When Kindergarten registration for the 2022-23 school year opens on Feb. 1, parents in Prince George will have fewer choices about where to send their children.
For the 2020-21 and 2021-22 school years, enrolment at Edgewood, Glenview, Hart Highlands, Harwin, Heritage, Ron Brent, Southridge and Springwood elementary schools were restricted to students living in their catchment areas only. On Tuesday, the district board of education voted to expand that list to include Beaverly, College Heights, Malaspina and Vanway elementary schools as well.
“In this district… parents have been lucky, we’ve had a choice,” trustee Ron Polillo said. “Now we’re being challenged. Some of the choices will be restricted next year, and in years to come. We have a growing vibrant city – and that is a great thing – but it has challenges.”
In addition to the catchment area restrictions, there will be half as many French immersion Kindergarten spaces available at College Heights Elementary School for the 2022-23 school year than in the past two school years. Only 20 Kindergarten French immersion spaces will be available, down from 40 over the previous two years.
Ecole Lac des Bois and Polaris Montessori Elementary will be restricted at 60 and 40 new Kindergarten students, respectively. Those limits remain the same as in the previous two school years.

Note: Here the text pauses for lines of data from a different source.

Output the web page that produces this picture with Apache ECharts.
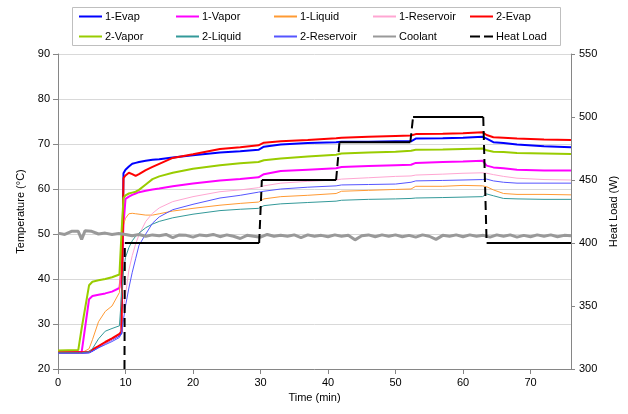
<!DOCTYPE html>
<html>
<head>
<meta charset="utf-8">
<script src="https://cdn.jsdelivr.net/npm/echarts@6/dist/echarts.min.js"></script>
<style>html,body{margin:0;padding:0;background:#fff}#c{width:628px;height:414px}</style>
</head>
<body>
<div id="c"></div>
<script>
// ---- data (time in min, temperature in °C, heat load in W) ----
const timeMin = [0, 3, 3.5, 4.6, 5.1, 6, 7, 8, 9.1, 9.4, 9.7, 10, 10.5, 11, 11.5, 12, 13, 14, 15, 17, 20, 24, 27, 29.7, 30.5, 33, 37, 41.2, 42, 46, 50, 52.3, 53, 57, 60, 62.9, 63.5, 64.5, 66, 68, 72, 76];

const evap1 = [23.6, 23.6, 23.6, 23.7, 24.1, 24.9, 25.8, 26.6, 27.5, 28.0, 63.5, 64.3, 65.0, 65.6, 65.8, 66.0, 66.3, 66.5, 66.6, 67.0, 67.5, 68.1, 68.4, 68.7, 69.4, 69.9, 70.2, 70.4, 70.5, 70.5, 70.6, 70.6, 71.2, 71.3, 71.4, 71.6, 71.2, 70.4, 70.2, 69.9, 69.5, 69.3];
const vapor1 = [23.7, 23.7, 23.7, 35.5, 36.2, 36.5, 36.8, 37.2, 38.0, 42.0, 52.0, 57.8, 58.3, 58.7, 59.0, 59.3, 59.6, 59.9, 60.1, 60.6, 61.2, 61.9, 62.2, 62.6, 63.3, 64.0, 64.3, 64.6, 64.9, 65.1, 65.3, 65.4, 65.8, 66.0, 66.1, 66.3, 65.2, 64.8, 64.6, 64.3, 64.1, 64.1];
const liquid1 = [23.6, 23.6, 23.6, 24.5, 26.5, 30.5, 32.8, 34.0, 37.0, 47.0, 52.0, 53.5, 54.5, 54.6, 54.5, 54.4, 54.2, 54.2, 54.5, 55.1, 55.7, 56.4, 56.8, 57.1, 57.8, 58.3, 58.6, 59.0, 59.5, 59.7, 59.9, 60.0, 60.6, 60.6, 60.8, 60.7, 60.5, 59.8, 59.0, 58.8, 58.8, 58.7];
const reservoir1 = [23.6, 23.6, 23.6, 23.7, 24.1, 24.9, 25.7, 26.5, 27.5, 30.0, 34.0, 36.5, 42.0, 45.2, 47.8, 49.8, 52.8, 54.6, 55.8, 57.2, 58.3, 59.4, 59.8, 60.3, 60.7, 61.3, 61.7, 62.0, 62.2, 62.5, 62.8, 62.9, 63.1, 63.3, 63.5, 63.6, 63.5, 63.2, 62.8, 62.4, 62.1, 62.0];
const evap2 = [23.7, 23.7, 23.7, 23.8, 24.3, 25.1, 26.0, 26.8, 27.8, 28.3, 62.4, 63.0, 63.6, 63.3, 62.9, 63.3, 64.2, 64.9, 65.6, 66.9, 67.7, 68.9, 69.3, 69.7, 70.3, 70.6, 70.9, 71.3, 71.4, 71.6, 71.8, 71.9, 72.2, 72.3, 72.4, 72.6, 72.0, 71.5, 71.4, 71.2, 71.0, 70.9];
const vapor2 = [24.1, 24.2, 29.0, 38.6, 39.4, 39.7, 40.0, 40.4, 41.0, 50.0, 58.0, 58.6, 59.0, 59.2, 59.4, 59.8, 61.0, 62.2, 62.8, 63.6, 64.5, 65.3, 65.7, 66.0, 66.4, 66.8, 67.2, 67.6, 67.9, 68.1, 68.3, 68.5, 68.7, 68.8, 68.9, 69.0, 68.6, 68.3, 68.2, 68.0, 67.9, 67.8];
const liquid2 = [23.6, 23.6, 23.6, 23.8, 24.5, 26.7, 28.4, 29.0, 29.6, 36.0, 42.0, 44.8, 47.0, 48.5, 49.5, 50.2, 51.4, 52.2, 52.8, 53.6, 54.4, 55.2, 55.5, 55.7, 56.3, 56.7, 57.0, 57.3, 57.5, 57.7, 57.8, 57.9, 58.0, 58.1, 58.2, 58.3, 58.9, 58.5, 57.9, 57.8, 57.7, 57.7];
const reservoir2 = [23.5, 23.5, 23.5, 23.6, 24.0, 24.7, 25.4, 26.1, 27.0, 28.0, 31.0, 34.0, 38.0, 41.5, 44.5, 47.5, 50.0, 52.4, 53.8, 55.4, 56.6, 58.0, 58.6, 59.3, 59.5, 60.0, 60.4, 60.7, 60.9, 61.0, 61.1, 61.5, 61.8, 61.9, 62.0, 62.1, 62.2, 61.8, 61.5, 61.3, 61.3, 61.3];

const coolantTime = [0, 1, 2, 3, 3.5, 4, 5, 6, 7, 8, 9, 10, 11, 12, 13, 14, 15, 16, 17, 18, 19, 20, 21, 22, 23, 24, 25, 26, 27, 28, 29, 30, 31, 32, 33, 34, 35, 36, 37, 38, 39, 40, 41, 42, 43, 44, 45, 46, 47, 48, 49, 50, 51, 52, 53, 54, 55, 56, 57, 58, 59, 60, 61, 62, 63, 64, 65, 66, 67, 68, 69, 70, 71, 72, 73, 74, 75, 76];
const coolant = [50.2, 49.9, 50.6, 50.6, 48.8, 50.7, 50.6, 50.0, 50.2, 49.9, 50.1, 49.9, 49.6, 49.9, 49.5, 49.8, 49.6, 49.9, 49.2, 49.8, 49.7, 49.3, 49.8, 49.6, 49.9, 49.4, 49.8, 49.5, 49.0, 49.7, 49.5, 49.3, 49.9, 49.5, 49.7, 49.5, 49.8, 49.2, 49.8, 49.5, 49.7, 49.4, 49.8, 49.5, 49.7, 48.7, 49.6, 49.8, 49.4, 49.8, 49.5, 49.8, 49.4, 49.7, 49.3, 49.8, 49.5, 48.8, 49.7, 49.5, 49.8, 49.4, 49.8, 49.5, 49.7, 49.3, 49.8, 49.5, 49.8, 49.3, 49.7, 49.4, 49.8, 49.5, 49.8, 49.4, 49.7, 49.6];

const heatTime = [0, 9.7, 9.9, 29.8, 30.2, 41.2, 41.7, 52.2, 52.6, 63.0, 63.5, 76];
const heatLoad = [0, 0, 400, 400, 450, 450, 480, 480, 500, 500, 400, 400];

const xTicks = {min: 0, max: 76, interval: 10};
const yTicks = {min: 20, max: 90, interval: 10};
const y2Ticks = {min: 300, max: 550, interval: 50};

// ---- build ----
const FONT = 'Liberation Sans, Arial, sans-serif';
const pair = (ts, vs) => ts.map((t, i) => [t, vs[i]]);

// horizontal (solid) and vertical (dashed) parts of heat load
const heatSolid = [], heatDash = [];
for (let i = 0; i < heatTime.length; i++) {
  heatSolid.push([heatTime[i], heatLoad[i]]);
  if (i < heatTime.length - 1 && heatLoad[i + 1] !== heatLoad[i]) {
    heatSolid.push([heatTime[i], '-']);
    heatDash.push([heatTime[i], heatLoad[i]], [heatTime[i + 1], heatLoad[i + 1]], [heatTime[i + 1], '-']);
  }
}

function temp(name, vals, color, width, ts) {
  return {
    name, type: 'line', data: pair(ts || timeMin, vals), symbol: 'none', showSymbol: false,
    lineStyle: {color, width}, itemStyle: {color}, emphasis: {disabled: true}, z: 2
  };
}

const series = [
  temp('1-Evap', evap1, '#0000ff', 2),
  temp('1-Vapor', vapor1, '#ff00ff', 2),
  temp('1-Liquid', liquid1, '#ff9a33', 1),
  temp('1-Reservoir', reservoir1, '#ffa6d2', 1),
  temp('2-Evap', evap2, '#ff0000', 2),
  temp('2-Vapor', vapor2, '#99cc00', 2),
  temp('2-Liquid', liquid2, '#339999', 1),
  temp('2-Reservoir', reservoir2, '#5555ff', 1),
  temp('Coolant', coolant, '#999999', 3, coolantTime),
  {
    name: 'Heat Load', type: 'line', yAxisIndex: 1, data: heatDash, symbol: 'none', showSymbol: false,
    connectNulls: false, lineStyle: {color: '#000', width: 2, type: [9, 5]}, itemStyle: {color: '#000'},
    emphasis: {disabled: true}, z: 3
  },
  {
    name: 'Heat Load', type: 'line', yAxisIndex: 1, data: heatSolid, symbol: 'none', showSymbol: false,
    connectNulls: false, lineStyle: {color: '#000', width: 2}, itemStyle: {color: '#000'},
    emphasis: {disabled: true}, z: 3
  }
];

const legendCols = [
  ['1-Evap', '2-Vapor'], ['1-Vapor', '2-Liquid'], ['1-Liquid', '2-Reservoir'],
  ['1-Reservoir', 'Coolant'], ['2-Evap', 'Heat Load']
];
const legendLeft = [78, 175, 273, 372, 469];
const legends = legendCols.map((d, i) => ({
  data: d.map(n => n === 'Heat Load' ? {name: n, lineStyle: {type: [10, 4]}} : {name: n}),
  orient: 'vertical', left: legendLeft[i], top: 11, padding: 0,
  itemWidth: 23, itemHeight: 12, itemGap: 9, selectedMode: false,
  itemStyle: {opacity: 0, borderWidth: 0},
  textStyle: {fontFamily: FONT, fontSize: 11, color: '#000', padding: [0, 0, 0, -2]}
}));

const axisLabel = {fontFamily: FONT, fontSize: 11, color: '#000'};
const axisLine = {show: true, lineStyle: {color: '#868686', width: 1}};

const chart = echarts.init(document.getElementById('c'), null, {renderer: 'canvas'});
chart.setOption({
  animation: false,
  backgroundColor: '#fff',
  grid: {left: 58, right: 57, top: 54, bottom: 45, containLabel: false},
  legend: legends,
  graphic: [{type: 'rect', shape: {x: 72.5, y: 7.5, width: 488, height: 38}, style: {fill: 'none', stroke: '#bfbfbf', lineWidth: 1}, z: -1}],
  xAxis: {
    type: 'value', min: xTicks.min, max: xTicks.max, interval: xTicks.interval,
    name: 'Time (min)', nameLocation: 'middle', nameGap: 23,
    nameTextStyle: {fontFamily: FONT, fontSize: 11, color: '#000'},
    axisLine, axisTick: {show: true, length: 5, lineStyle: {color: '#868686'}},
    axisLabel: Object.assign({margin: 8, showMaxLabel: false}, axisLabel),
    splitLine: {show: false}
  },
  yAxis: [{
    type: 'value', min: yTicks.min, max: yTicks.max, interval: yTicks.interval,
    name: 'Temperature (°C)', nameLocation: 'middle', nameGap: 27, nameRotate: 90,
    nameTextStyle: {fontFamily: FONT, fontSize: 11, color: '#000'},
    axisLine, axisTick: {show: true, length: 5, lineStyle: {color: '#868686'}},
    axisLabel: Object.assign({margin: 8}, axisLabel),
    splitLine: {show: true, lineStyle: {color: '#d9d9d9', width: 1}}
  }, {
    type: 'value', position: 'right', min: y2Ticks.min, max: y2Ticks.max, interval: y2Ticks.interval,
    name: 'Heat Load (W)', nameLocation: 'middle', nameGap: 26, nameRotate: 90,
    nameTextStyle: {fontFamily: FONT, fontSize: 11, color: '#000'},
    axisLine, axisTick: {show: true, length: 4, lineStyle: {color: '#868686'}},
    axisLabel: Object.assign({margin: 8}, axisLabel),
    splitLine: {show: false}
  }],
  series
});
</script>
</body>
</html>
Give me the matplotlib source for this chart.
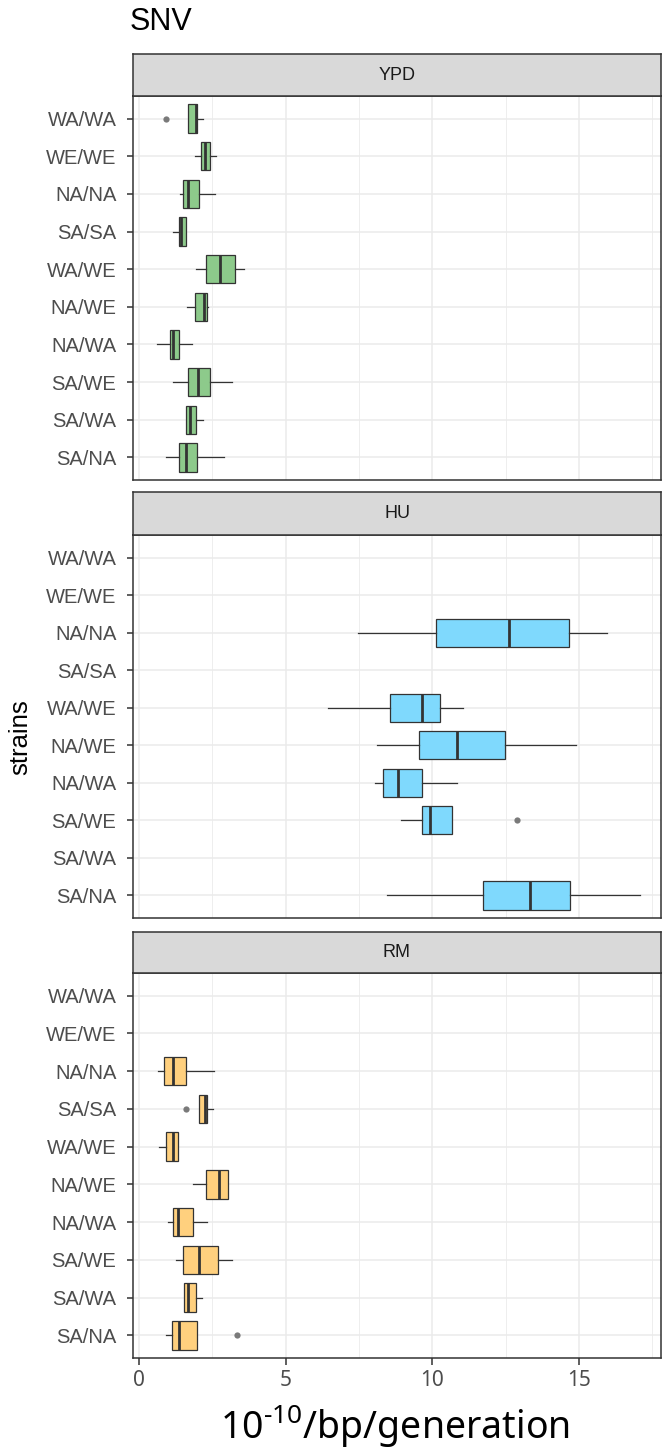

The board lifted a restriction limiting Spruceland Traditional Elementary to only 40 new Kindergarten students, which had been in place the past two years.
Acting district superintendent Cindy Heitman said if more Kindergarten students are registered for programs than there are spaces available, a lottery system will be used to determine who gets in. The lottery will be held on Feb. 8 at 4 p.m.
Ensuring that schools have enough capacity for the students who live in the catchment area is a top priority, she added.
“It’s very hard to have the conversation with a family that move in across from a school, but their child can’t attend (there),” Heitman said.
College Heights Secondary School and Duchess Park Secondary School’s regular program are both also restricted to students in their catchment areas. Those restrictions remain unchanged from the previous two school years.
The restrictions were based on the recommendations in a Jan. 19 report by the Expanded Committee of the Whole Catchment and Capacity Review Rightsholder and Stakeholder Advisory Committee.
The committee raised concerns about school capacity for many of the schools in College Heights. DP Todd Secondary School is already operating with six portable classrooms, and the district is lobbying the provincial government for funding for a planned expansion to the school to increase the capacity from 650 students to 900.
Prince George Secondary School is also operating at near-capacity, and new residential developments could put a strain on some schools in the Hart area, the report said.
District secretary-treasurer Darleen Patterson, who chaired the committee, said caps on Kindergarten enrolment are in place to ensure choice-based programs like French immersion and Montessori education don’t outgrow the capacity of their schools. The reduction of French immersion spots in College Heights was necessary to ensure the school can meet the expected, catchment-based enrolment in the school’s regular education stream.
In addition to imposing new school restrictions on Tuesday, the board approved the creation of a Long Range Facility Use Committee and a Language Planning Committee to look at the district’s longer-term needs to meet the demand for both regular and French immersion education.
“There needs to be a long-range plan that takes a deeper dive,” district chairperson Sharel Warrington said. “I just drove down Ferry (Avenue) and was just shocked when I saw the huge apartment being built in an already-dense neighbourhood. It’s a huge challenge to ensure we have space (for students).”